*BRIEF*.
Return each line of the records with nothing changed, pictures excepted.

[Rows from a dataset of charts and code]
◆ ◆ ◆

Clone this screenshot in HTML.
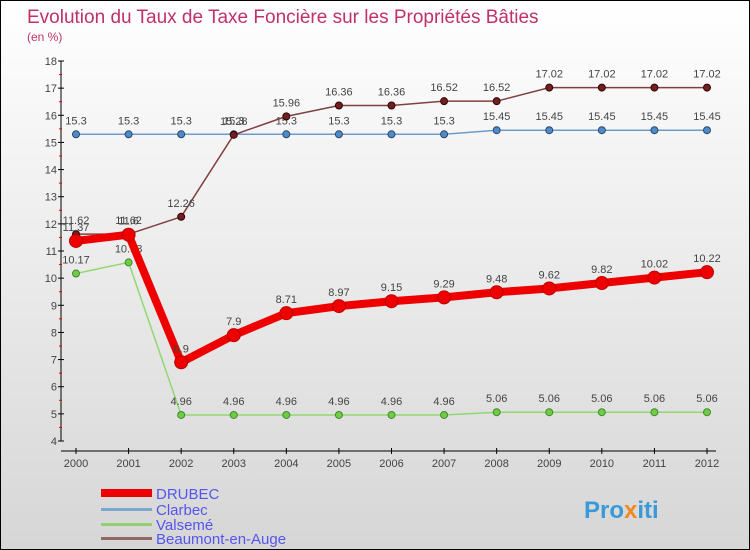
<!DOCTYPE html>
<html><head><meta charset="utf-8"><style>
body{margin:0}
#c{width:748px;height:548px;border:1px solid #000;background:linear-gradient(#fff,#d6d6d6);position:relative;overflow:hidden;font-family:"Liberation Sans",sans-serif}
</style></head><body>
<div id="c">
<svg id="s" width="748" height="548" xmlns="http://www.w3.org/2000/svg">
<text x="26" y="22" font-size="19" fill="#c0306a">Evolution du Taux de Taxe Foncière sur les Propriétés Bâties</text>
<text x="26" y="40" font-size="12" fill="#c0306a">(en %)</text>
<g id="axes"></g><g id="series"></g>
<g>
<rect x="100" y="488" width="51" height="8" fill="#e00"/>
<text x="155" y="498" font-size="15" fill="#55e">DRUBEC</text>
<rect x="100" y="507" width="51" height="3" fill="#7aa6cc"/>
<text x="155" y="514" font-size="15" fill="#55e">Clarbec</text>
<rect x="100" y="522" width="51" height="3" fill="#90d070"/>
<text x="155" y="529" font-size="15" fill="#55e">Valsemé</text>
<rect x="100" y="536" width="51" height="3" fill="#906868"/>
<text x="155" y="543" font-size="15" fill="#55e">Beaumont-en-Auge</text>
</g>
<text x="583" y="517" font-size="24" font-weight="bold" fill="#3a9ad8">Pro<tspan fill="#f08a20">x</tspan>iti</text>
</svg></div>
<script>
const years=["2000","2001","2002","2003","2004","2005","2006","2007","2008","2009","2010","2011","2012"];
const yTicks=[4,5,6,7,8,9,10,11,12,13,14,15,16,17,18];
const drubec=[11.37,11.6,6.9,7.9,8.71,8.97,9.15,9.29,9.48,9.62,9.82,10.02,10.22];
const clarbec=[15.3,15.3,15.3,15.3,15.3,15.3,15.3,15.3,15.45,15.45,15.45,15.45,15.45];
const valseme=[10.17,10.58,4.96,4.96,4.96,4.96,4.96,4.96,5.06,5.06,5.06,5.06,5.06];
const beaumont=[11.62,11.62,12.26,15.28,15.96,16.36,16.36,16.52,16.52,17.02,17.02,17.02,17.02];
const NS="http://www.w3.org/2000/svg";
const x=i=>75+i*(706-75)/(years.length-1);
const y=v=>440-(v-4)*(380/14);
function mk(t,a,p){const e=document.createElementNS(NS,t);for(const k in a)e.setAttribute(k,a[k]);p.appendChild(e);return e;}
const ax=document.getElementById('axes');
let l=mk('line',{x1:60,y1:60,x2:60,y2:440,stroke:'#000'},ax);


l=mk('line',{x1:60,y1:450,x2:715,y2:450,stroke:'#000'},ax);


yTicks.forEach(v=>{
 mk('line',{x1:57,x2:63,y1:y(v),y2:y(v),stroke:'#000'},ax);
 if(v<18)mk('line',{x1:58,x2:61,y1:y(v+0.5),y2:y(v+0.5),stroke:'#e00'},ax);
 const t=mk('text',{x:56,y:y(v)+4,'font-size':11,'text-anchor':'end',fill:'#444'},ax);t.textContent=v;
 
 
});
years.forEach((yr,i)=>{
 mk('line',{x1:x(i),x2:x(i),y1:447,y2:453,stroke:'#000'},ax);
 const t=mk('text',{x:x(i),y:466,'font-size':11,'text-anchor':'middle',fill:'#444'},ax);t.textContent=yr;
 
 
});
const sg=document.getElementById('series');
function series(d,name,col,w,r,dot,edge){
 const g=mk('g',{},sg);
 
 
 const p=mk('polyline',{points:d.map((v,i)=>x(i)+','+y(v)).join(' '),fill:'none',stroke:col,'stroke-width':w,'stroke-linejoin':'round'},g);
 
 
 d.forEach((v,i)=>{
  const c=mk('circle',{cx:x(i),cy:y(v),r:r,fill:dot,stroke:edge,'stroke-width':1},g);
  
  
  const t=mk('text',{x:x(i),y:y(v)-10,'font-size':11,'text-anchor':'middle',fill:'#444'},g);t.textContent=v;
  
  
 });
}
series(clarbec,'clarbec','#6a9ccc',1.5,3.5,'#4a8ccc','#346');
series(valseme,'valseme','#90d870',1.5,3.5,'#70cc40','#483');
series(beaumont,'beaumont','#804040',1.5,3.5,'#702020','#300');
series(drubec,'drubec','#ee0000',8,6.5,'#ee0000','#b00');
</script>
</body></html>
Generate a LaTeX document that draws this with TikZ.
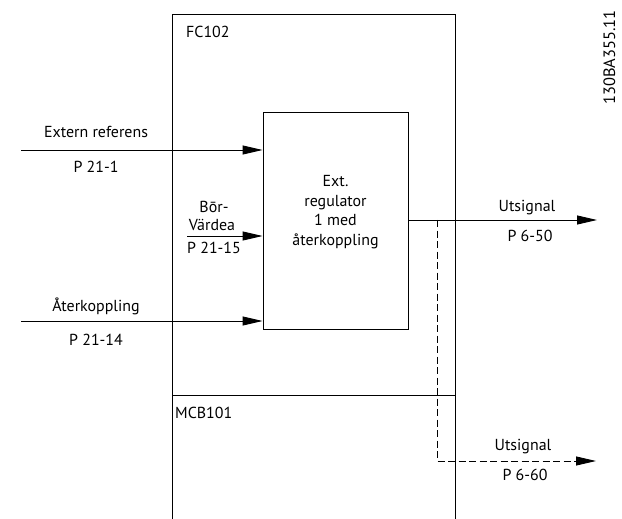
\documentclass[tikz,border=0pt]{standalone}
\usepackage{fontspec}
\setmainfont{PT Sans}
\usetikzlibrary{arrows.meta}
\begin{document}
\begin{tikzpicture}[x=1bp,y=-1bp,
  every node/.style={font=\fontsize{16}{18}\selectfont, inner sep=0pt},
  ln/.style={line width=0.9bp},
  arr/.style={ln,-{Triangle[length=20bp,width=9bp]}},
  dsh/.style={ln,dash pattern=on 7bp off 3.5bp},
  lbl/.style={anchor=base}]
\useasboundingbox (0,0) rectangle (622,519);
% outer frame
\coordinate (fbl) at (172,519);
\coordinate (ftl) at (172,14);
\coordinate (ftr) at (455,14);
\coordinate (fbr) at (455,519);
\draw[ln] (fbl) -- (ftl) -- (ftr) -- (fbr);
\coordinate (dl) at (172,395);
\coordinate (dr) at (455,395);
\draw[ln] (dl) -- (dr);
\node[anchor=base west] (fc) at (186,38) {FC102};
\node[anchor=base west] (mcb) at (175,418) {MCB101};
% inner box
\node[draw,ln,minimum width=145bp,minimum height=217bp] (reg) at (335.5,220.5) {};
\node[align=center,font=\fontsize{16}{19.5}\selectfont] (regt) at (335.5,212) {Ext.\\regulator\\1 med\\återkoppling};
% inputs
\coordinate (in1) at (21,150);
\draw[arr] (in1) -- (reg.west |- in1);
\node[lbl] (l1a) at (96,138) {Extern referens};
\node[lbl] (l1b) at (96,173) {P 21-1};
\coordinate (in2) at (187,236);
\draw[arr] (in2) -- (reg.west |- in2);
\node[lbl] (l2a) at (214,213) {Bōr-};
\node[lbl] (l2b) at (212,231) {Värdea};
\node[lbl] (l2c) at (214,253) {P 21-15};
\coordinate (in3) at (21,321);
\draw[arr] (in3) -- (reg.west |- in3);
\node[lbl] (l3a) at (96,311) {Återkoppling};
\node[lbl] (l3b) at (96,345) {P 21-14};
% outputs
\coordinate (o1s) at (408,220);
\coordinate (o1) at (597,220);
\draw[arr] (o1s) -- (o1);
\node[lbl] (u1a) at (527,212) {Utsignal};
\node[lbl] (u1b) at (530,242) {P 6-50};
\coordinate (d1) at (437,220);
\coordinate (d2) at (437,461);
\coordinate (o2) at (596,461);
\draw[dsh] (d1) -- (d2) -- ([xshift=-20bp]o2);
\draw[arr] ([xshift=-20.5bp]o2) -- (o2);
\node[lbl] (u2a) at (523,450) {Utsignal};
\node[lbl] (u2b) at (525,480) {P 6-60};
% code
\node[rotate=90,anchor=base east,font=\fontsize{16.5}{18}\selectfont] (code) at (615,10) {130BA355.11};
\end{tikzpicture}
\end{document}
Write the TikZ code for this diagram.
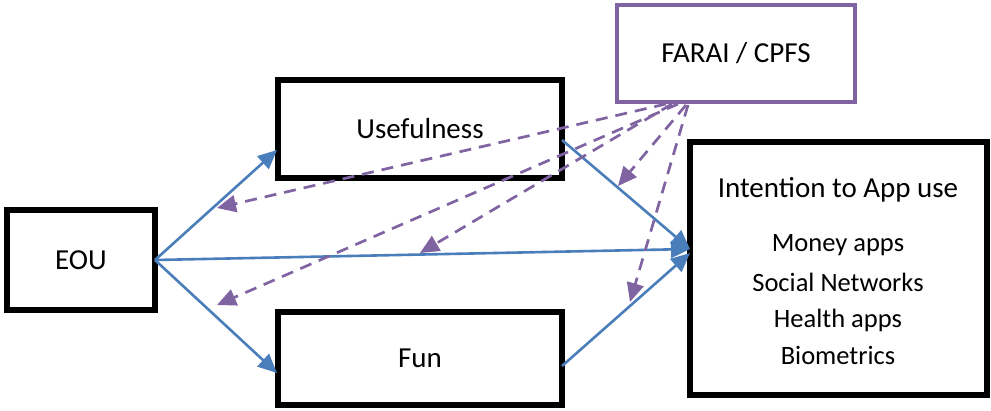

◆ ◆ ◆

*EXERCISE RESULT*.
Clone this screenshot in HTML.
<!DOCTYPE html>
<html><head><meta charset="utf-8"><style>
body{margin:0}
#c{width:748px;height:548px;border:1px solid #000;background:linear-gradient(#fff,#d6d6d6);position:relative;overflow:hidden;font-family:"Liberation Sans",sans-serif}
</style></head><body>
<div id="c">
<svg id="s" width="748" height="548" xmlns="http://www.w3.org/2000/svg">
<text x="26" y="22" font-size="19" fill="#c0306a">Evolution du Taux de Taxe Foncière sur les Propriétés Bâties</text>
<text x="26" y="40" font-size="12" fill="#c0306a">(en %)</text>
<g id="axes"></g><g id="series"></g>
<g>
<rect x="100" y="488" width="51" height="8" fill="#e00"/>
<text x="155" y="498" font-size="15" fill="#55e">DRUBEC</text>
<rect x="100" y="507" width="51" height="3" fill="#7aa6cc"/>
<text x="155" y="514" font-size="15" fill="#55e">Clarbec</text>
<rect x="100" y="522" width="51" height="3" fill="#90d070"/>
<text x="155" y="529" font-size="15" fill="#55e">Valsemé</text>
<rect x="100" y="536" width="51" height="3" fill="#906868"/>
<text x="155" y="543" font-size="15" fill="#55e">Beaumont-en-Auge</text>
</g>
<text x="583" y="517" font-size="24" font-weight="bold" fill="#3a9ad8">Pro<tspan fill="#f08a20">x</tspan>iti</text>
</svg></div>
<script>
const years=["2000","2001","2002","2003","2004","2005","2006","2007","2008","2009","2010","2011","2012"];
const yTicks=[4,5,6,7,8,9,10,11,12,13,14,15,16,17,18];
const drubec=[11.37,11.6,6.9,7.9,8.71,8.97,9.15,9.29,9.48,9.62,9.82,10.02,10.22];
const clarbec=[15.3,15.3,15.3,15.3,15.3,15.3,15.3,15.3,15.45,15.45,15.45,15.45,15.45];
const valseme=[10.17,10.58,4.96,4.96,4.96,4.96,4.96,4.96,5.06,5.06,5.06,5.06,5.06];
const beaumont=[11.62,11.62,12.26,15.28,15.96,16.36,16.36,16.52,16.52,17.02,17.02,17.02,17.02];
const NS="http://www.w3.org/2000/svg";
const x=i=>75+i*(706-75)/(years.length-1);
const y=v=>440-(v-4)*(380/14);
function mk(t,a,p){const e=document.createElementNS(NS,t);for(const k in a)e.setAttribute(k,a[k]);p.appendChild(e);return e;}
const ax=document.getElementById('axes');
let l=mk('line',{x1:60,y1:60,x2:60,y2:440,stroke:'#000'},ax);


l=mk('line',{x1:60,y1:450,x2:715,y2:450,stroke:'#000'},ax);


yTicks.forEach(v=>{
 mk('line',{x1:57,x2:63,y1:y(v),y2:y(v),stroke:'#000'},ax);
 if(v<18)mk('line',{x1:58,x2:61,y1:y(v+0.5),y2:y(v+0.5),stroke:'#e00'},ax);
 const t=mk('text',{x:56,y:y(v)+4,'font-size':11,'text-anchor':'end',fill:'#444'},ax);t.textContent=v;
 
 
});
years.forEach((yr,i)=>{
 mk('line',{x1:x(i),x2:x(i),y1:447,y2:453,stroke:'#000'},ax);
 const t=mk('text',{x:x(i),y:466,'font-size':11,'text-anchor':'middle',fill:'#444'},ax);t.textContent=yr;
 
 
});
const sg=document.getElementById('series');
function series(d,name,col,w,r,dot,edge){
 const g=mk('g',{},sg);
 
 
 const p=mk('polyline',{points:d.map((v,i)=>x(i)+','+y(v)).join(' '),fill:'none',stroke:col,'stroke-width':w,'stroke-linejoin':'round'},g);
 
 
 d.forEach((v,i)=>{
  const c=mk('circle',{cx:x(i),cy:y(v),r:r,fill:dot,stroke:edge,'stroke-width':1},g);
  
  
  const t=mk('text',{x:x(i),y:y(v)-10,'font-size':11,'text-anchor':'middle',fill:'#444'},g);t.textContent=v;
  
  
 });
}
series(clarbec,'clarbec','#6a9ccc',1.5,3.5,'#4a8ccc','#346');
series(valseme,'valseme','#90d870',1.5,3.5,'#70cc40','#483');
series(beaumont,'beaumont','#804040',1.5,3.5,'#702020','#300');
series(drubec,'drubec','#ee0000',8,6.5,'#ee0000','#b00');
</script>
</body></html>
Generate a LaTeX document that draws this with TikZ.
\documentclass[tikz,border=0pt]{standalone}
\usepackage{fontspec}
\setmainfont{PT Sans}
\usetikzlibrary{arrows.meta}
\begin{document}
\begin{tikzpicture}[x=1bp,y=-1bp,
  every node/.style={font=\fontsize{16}{18}\selectfont, inner sep=0pt},
  ln/.style={line width=0.9bp},
  arr/.style={ln,-{Triangle[length=20bp,width=9bp]}},
  dsh/.style={ln,dash pattern=on 7bp off 3.5bp},
  lbl/.style={anchor=base}]
\useasboundingbox (0,0) rectangle (622,519);
% outer frame
\coordinate (fbl) at (172,519);
\coordinate (ftl) at (172,14);
\coordinate (ftr) at (455,14);
\coordinate (fbr) at (455,519);
\draw[ln] (fbl) -- (ftl) -- (ftr) -- (fbr);
\coordinate (dl) at (172,395);
\coordinate (dr) at (455,395);
\draw[ln] (dl) -- (dr);
\node[anchor=base west] (fc) at (186,38) {FC102};
\node[anchor=base west] (mcb) at (175,418) {MCB101};
% inner box
\node[draw,ln,minimum width=145bp,minimum height=217bp] (reg) at (335.5,220.5) {};
\node[align=center,font=\fontsize{16}{19.5}\selectfont] (regt) at (335.5,212) {Ext.\\regulator\\1 med\\återkoppling};
% inputs
\coordinate (in1) at (21,150);
\draw[arr] (in1) -- (reg.west |- in1);
\node[lbl] (l1a) at (96,138) {Extern referens};
\node[lbl] (l1b) at (96,173) {P 21-1};
\coordinate (in2) at (187,236);
\draw[arr] (in2) -- (reg.west |- in2);
\node[lbl] (l2a) at (214,213) {Bōr-};
\node[lbl] (l2b) at (212,231) {Värdea};
\node[lbl] (l2c) at (214,253) {P 21-15};
\coordinate (in3) at (21,321);
\draw[arr] (in3) -- (reg.west |- in3);
\node[lbl] (l3a) at (96,311) {Återkoppling};
\node[lbl] (l3b) at (96,345) {P 21-14};
% outputs
\coordinate (o1s) at (408,220);
\coordinate (o1) at (597,220);
\draw[arr] (o1s) -- (o1);
\node[lbl] (u1a) at (527,212) {Utsignal};
\node[lbl] (u1b) at (530,242) {P 6-50};
\coordinate (d1) at (437,220);
\coordinate (d2) at (437,461);
\coordinate (o2) at (596,461);
\draw[dsh] (d1) -- (d2) -- ([xshift=-20bp]o2);
\draw[arr] ([xshift=-20.5bp]o2) -- (o2);
\node[lbl] (u2a) at (523,450) {Utsignal};
\node[lbl] (u2b) at (525,480) {P 6-60};
% code
\node[rotate=90,anchor=base east,font=\fontsize{16.5}{18}\selectfont] (code) at (615,10) {130BA355.11};
\end{tikzpicture}
\end{document}
Write the TikZ code for this diagram.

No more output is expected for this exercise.